Stated problem » Write out each line word for word. Drop pictures.

Available data »
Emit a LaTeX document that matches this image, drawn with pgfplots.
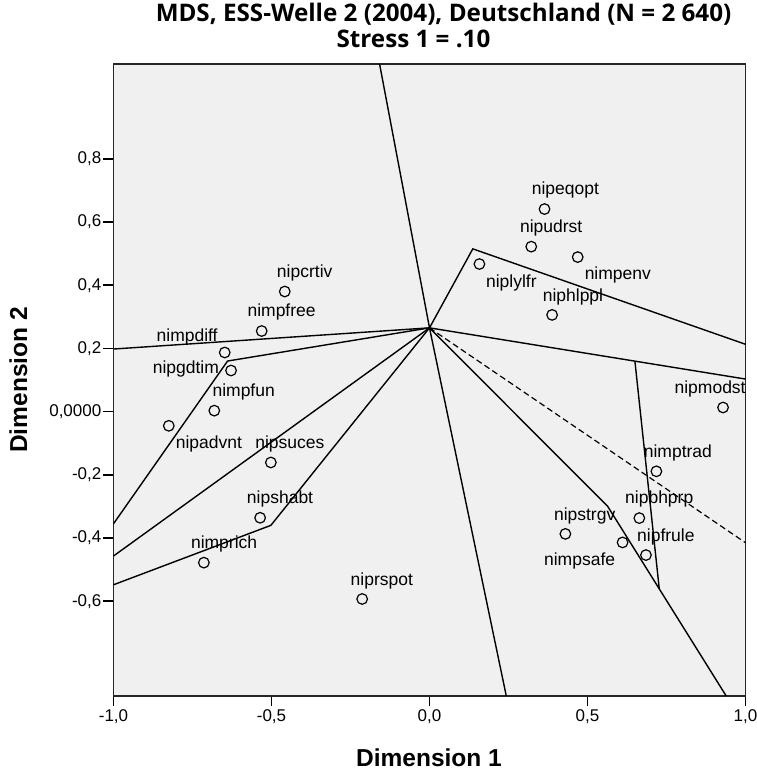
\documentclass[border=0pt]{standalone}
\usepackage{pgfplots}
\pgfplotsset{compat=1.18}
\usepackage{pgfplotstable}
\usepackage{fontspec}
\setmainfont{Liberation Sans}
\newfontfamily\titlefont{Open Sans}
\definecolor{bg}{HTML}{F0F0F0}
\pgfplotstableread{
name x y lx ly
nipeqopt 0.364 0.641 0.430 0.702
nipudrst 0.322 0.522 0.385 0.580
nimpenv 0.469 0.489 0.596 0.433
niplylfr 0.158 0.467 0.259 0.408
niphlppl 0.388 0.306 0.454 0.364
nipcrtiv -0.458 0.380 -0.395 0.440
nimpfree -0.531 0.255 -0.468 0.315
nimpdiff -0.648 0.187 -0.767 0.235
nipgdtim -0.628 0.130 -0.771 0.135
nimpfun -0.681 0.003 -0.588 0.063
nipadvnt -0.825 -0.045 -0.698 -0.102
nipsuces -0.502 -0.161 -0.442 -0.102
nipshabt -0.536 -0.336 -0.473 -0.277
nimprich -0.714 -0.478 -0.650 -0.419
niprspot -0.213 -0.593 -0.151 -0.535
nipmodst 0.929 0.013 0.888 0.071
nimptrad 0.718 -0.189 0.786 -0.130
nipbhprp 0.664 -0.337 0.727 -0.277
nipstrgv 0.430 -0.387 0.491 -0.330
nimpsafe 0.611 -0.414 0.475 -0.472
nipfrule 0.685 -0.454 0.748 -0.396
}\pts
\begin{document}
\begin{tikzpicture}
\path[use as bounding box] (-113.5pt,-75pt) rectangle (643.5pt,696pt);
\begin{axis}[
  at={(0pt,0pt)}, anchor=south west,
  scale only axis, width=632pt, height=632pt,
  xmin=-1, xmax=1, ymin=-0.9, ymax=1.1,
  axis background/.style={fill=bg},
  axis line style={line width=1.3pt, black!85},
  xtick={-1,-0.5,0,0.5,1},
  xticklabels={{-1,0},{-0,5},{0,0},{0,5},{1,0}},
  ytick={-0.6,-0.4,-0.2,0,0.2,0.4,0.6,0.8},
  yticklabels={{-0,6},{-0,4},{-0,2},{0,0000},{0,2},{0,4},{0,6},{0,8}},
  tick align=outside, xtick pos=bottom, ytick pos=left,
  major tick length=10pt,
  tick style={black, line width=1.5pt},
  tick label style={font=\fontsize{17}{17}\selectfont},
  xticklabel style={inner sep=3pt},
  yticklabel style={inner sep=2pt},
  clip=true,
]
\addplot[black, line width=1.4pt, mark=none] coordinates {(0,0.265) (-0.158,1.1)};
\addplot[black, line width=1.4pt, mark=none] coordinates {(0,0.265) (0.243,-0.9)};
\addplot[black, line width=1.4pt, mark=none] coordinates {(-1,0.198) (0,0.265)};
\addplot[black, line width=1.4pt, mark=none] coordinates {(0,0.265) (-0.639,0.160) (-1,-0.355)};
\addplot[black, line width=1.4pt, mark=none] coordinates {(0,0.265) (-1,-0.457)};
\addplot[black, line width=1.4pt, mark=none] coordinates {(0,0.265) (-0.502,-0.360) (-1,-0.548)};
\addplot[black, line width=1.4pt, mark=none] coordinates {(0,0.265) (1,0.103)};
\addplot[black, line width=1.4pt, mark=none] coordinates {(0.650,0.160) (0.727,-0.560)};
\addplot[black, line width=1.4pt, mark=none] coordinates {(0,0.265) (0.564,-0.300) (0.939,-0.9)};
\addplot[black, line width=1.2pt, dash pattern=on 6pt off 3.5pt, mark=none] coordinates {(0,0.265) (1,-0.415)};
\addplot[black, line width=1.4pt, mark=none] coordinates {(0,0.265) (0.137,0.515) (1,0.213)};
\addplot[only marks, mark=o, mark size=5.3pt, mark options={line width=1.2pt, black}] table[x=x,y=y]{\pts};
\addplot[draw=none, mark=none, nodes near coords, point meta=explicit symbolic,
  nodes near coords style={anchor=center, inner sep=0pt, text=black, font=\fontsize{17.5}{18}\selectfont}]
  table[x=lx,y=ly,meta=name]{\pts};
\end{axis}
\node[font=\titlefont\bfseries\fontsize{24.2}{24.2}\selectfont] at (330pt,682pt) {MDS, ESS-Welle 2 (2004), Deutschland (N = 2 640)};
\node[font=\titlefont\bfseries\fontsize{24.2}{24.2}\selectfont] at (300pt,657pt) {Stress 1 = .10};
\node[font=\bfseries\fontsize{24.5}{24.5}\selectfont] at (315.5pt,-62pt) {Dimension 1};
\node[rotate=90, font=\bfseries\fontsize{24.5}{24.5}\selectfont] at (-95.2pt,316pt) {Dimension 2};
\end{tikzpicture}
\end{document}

Solution »
Emit a LaTeX document that matches this image, drawn with pgfplots.
\documentclass[border=0pt]{standalone}
\usepackage{pgfplots}
\pgfplotsset{compat=1.18}
\usepackage{pgfplotstable}
\usepackage{fontspec}
\setmainfont{Liberation Sans}
\newfontfamily\titlefont{Open Sans}
\definecolor{bg}{HTML}{F0F0F0}
\pgfplotstableread{
name x y lx ly
nipeqopt 0.364 0.641 0.430 0.702
nipudrst 0.322 0.522 0.385 0.580
nimpenv 0.469 0.489 0.596 0.433
niplylfr 0.158 0.467 0.259 0.408
niphlppl 0.388 0.306 0.454 0.364
nipcrtiv -0.458 0.380 -0.395 0.440
nimpfree -0.531 0.255 -0.468 0.315
nimpdiff -0.648 0.187 -0.767 0.235
nipgdtim -0.628 0.130 -0.771 0.135
nimpfun -0.681 0.003 -0.588 0.063
nipadvnt -0.825 -0.045 -0.698 -0.102
nipsuces -0.502 -0.161 -0.442 -0.102
nipshabt -0.536 -0.336 -0.473 -0.277
nimprich -0.714 -0.478 -0.650 -0.419
niprspot -0.213 -0.593 -0.151 -0.535
nipmodst 0.929 0.013 0.888 0.071
nimptrad 0.718 -0.189 0.786 -0.130
nipbhprp 0.664 -0.337 0.727 -0.277
nipstrgv 0.430 -0.387 0.491 -0.330
nimpsafe 0.611 -0.414 0.475 -0.472
nipfrule 0.685 -0.454 0.748 -0.396
}\pts
\begin{document}
\begin{tikzpicture}
\path[use as bounding box] (-113.5pt,-75pt) rectangle (643.5pt,696pt);
\begin{axis}[
  at={(0pt,0pt)}, anchor=south west,
  scale only axis, width=632pt, height=632pt,
  xmin=-1, xmax=1, ymin=-0.9, ymax=1.1,
  axis background/.style={fill=bg},
  axis line style={line width=1.3pt, black!85},
  xtick={-1,-0.5,0,0.5,1},
  xticklabels={{-1,0},{-0,5},{0,0},{0,5},{1,0}},
  ytick={-0.6,-0.4,-0.2,0,0.2,0.4,0.6,0.8},
  yticklabels={{-0,6},{-0,4},{-0,2},{0,0000},{0,2},{0,4},{0,6},{0,8}},
  tick align=outside, xtick pos=bottom, ytick pos=left,
  major tick length=10pt,
  tick style={black, line width=1.5pt},
  tick label style={font=\fontsize{17}{17}\selectfont},
  xticklabel style={inner sep=3pt},
  yticklabel style={inner sep=2pt},
  clip=true,
]
\addplot[black, line width=1.4pt, mark=none] coordinates {(0,0.265) (-0.158,1.1)};
\addplot[black, line width=1.4pt, mark=none] coordinates {(0,0.265) (0.243,-0.9)};
\addplot[black, line width=1.4pt, mark=none] coordinates {(-1,0.198) (0,0.265)};
\addplot[black, line width=1.4pt, mark=none] coordinates {(0,0.265) (-0.639,0.160) (-1,-0.355)};
\addplot[black, line width=1.4pt, mark=none] coordinates {(0,0.265) (-1,-0.457)};
\addplot[black, line width=1.4pt, mark=none] coordinates {(0,0.265) (-0.502,-0.360) (-1,-0.548)};
\addplot[black, line width=1.4pt, mark=none] coordinates {(0,0.265) (1,0.103)};
\addplot[black, line width=1.4pt, mark=none] coordinates {(0.650,0.160) (0.727,-0.560)};
\addplot[black, line width=1.4pt, mark=none] coordinates {(0,0.265) (0.564,-0.300) (0.939,-0.9)};
\addplot[black, line width=1.2pt, dash pattern=on 6pt off 3.5pt, mark=none] coordinates {(0,0.265) (1,-0.415)};
\addplot[black, line width=1.4pt, mark=none] coordinates {(0,0.265) (0.137,0.515) (1,0.213)};
\addplot[only marks, mark=o, mark size=5.3pt, mark options={line width=1.2pt, black}] table[x=x,y=y]{\pts};
\addplot[draw=none, mark=none, nodes near coords, point meta=explicit symbolic,
  nodes near coords style={anchor=center, inner sep=0pt, text=black, font=\fontsize{17.5}{18}\selectfont}]
  table[x=lx,y=ly,meta=name]{\pts};
\end{axis}
\node[font=\titlefont\bfseries\fontsize{24.2}{24.2}\selectfont] at (330pt,682pt) {MDS, ESS-Welle 2 (2004), Deutschland (N = 2 640)};
\node[font=\titlefont\bfseries\fontsize{24.2}{24.2}\selectfont] at (300pt,657pt) {Stress 1 = .10};
\node[font=\bfseries\fontsize{24.5}{24.5}\selectfont] at (315.5pt,-62pt) {Dimension 1};
\node[rotate=90, font=\bfseries\fontsize{24.5}{24.5}\selectfont] at (-95.2pt,316pt) {Dimension 2};
\end{tikzpicture}
\end{document}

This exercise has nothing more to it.